Essentially everything works all right if the two commands to start the milter and amavis are issued from the following script, not if they are issued by ExecStarPre and ExecStart

#!/bin/bash
/usr/sbin/amavisd-milter.sh start
/usr/sbin/amavisd start
exit

I do not think it has much sense to post the output of systemctl status now, that everything works, and we cannot downgrade to the situation when it was not working (the machine has been put to production), but anyhow here it is

● amavis.service - Amavisd-new Virus Scanner interface
   Loaded: loaded (/usr/lib/systemd/system/amavis.service; enabled; vendor preset: disabled)
   Active: active (running) since Tue 2017-02-14 16:26:40 CET; 24h ago
  Process: 1967 ExecStart=/ifc/util/amavisd-ifc.patch (code=exited, status=0/SUCCESS)
  Process: 1963 ExecStartPre=/bin/echo Starting virus-scanner (amavisd-new): (code=exited, status=0/SUCCESS)
 Main PID: 2009 (/usr/sbin/amavi)
    Tasks: 5 (limit: 512)
   CGroup: /system.slice/amavis.service
           ├─1973 /usr/sbin/amavisd-milter -s local:/var/spool/amavis/amavisd-milter.sock -p /var/spool/amavis/amavisd-milter.pid
           ├─2009 /usr/sbin/amavisd (master)              
           ├─2049 /usr/sbin/amavisd (ch17-avail)          
           └─2050 /usr/sbin/amavisd (ch18-avail)          

Feb 14 16:26:27 oort systemd[1]: Starting Amavisd-new Virus Scanner interface...
Feb 14 16:26:27 oort echo[1963]: Starting virus-scanner (amavisd-new):
Feb 14 16:26:40 oort systemd[1]: Started Amavisd-new Virus Scanner interface.

I give also the netstat -na output (the milter-sock one was missing when it was not running.

unix  2       ACC ]     STREAM     LISTENING     22865  /var/spool/amavis/amavisd-milter.sock
unix  2       ACC ]     STREAM     LISTENING     23250  /var/spool/amavis/amavisd.sock

I wonder if your problem is one of timing…
systemd is capable of running processes in parallel but your posting suggests to me that amavisd-milter may be trying to start before amavisd is fully started.

If someone simply copied what happens in a SysVinit system, because SysVinit has limited or no parallelism, then a timing issue wouldn’t be seen, but might be possible in systemd.

IMO you should submit a bug to https://bugzilla.opensuse.org referencing this Forum thread.

TSU

I have the same problem here and narrowed it down to systemd (pid 1) killing the amavisd-milter process.
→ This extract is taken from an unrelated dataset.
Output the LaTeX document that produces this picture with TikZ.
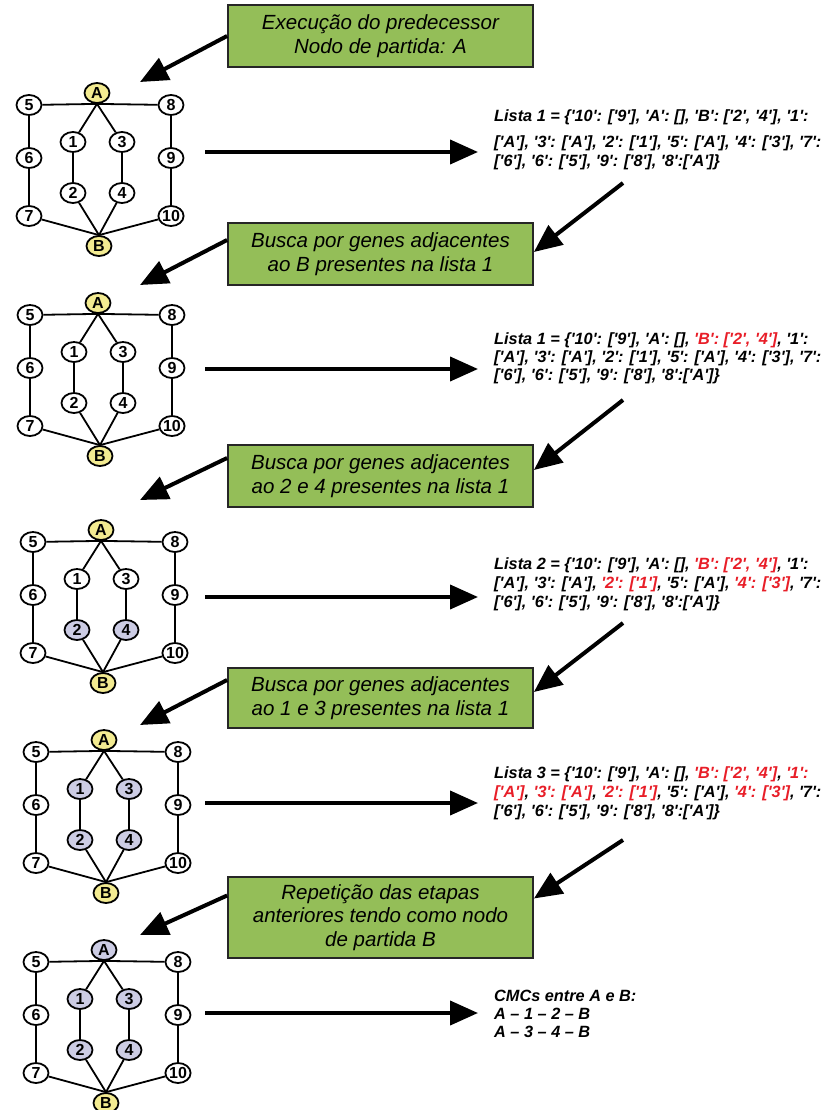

You can check/verify if that is the same in your case by stracing pid 1 while restarting amavis. I have not yet figured out a way to debug why it is doing that. This also explains why a wrapper script works fine: The wrapper script is killed, but the processes started by it are not.

My suspicion is that it has to do something with PID 1 becominig the parent of the process somehow.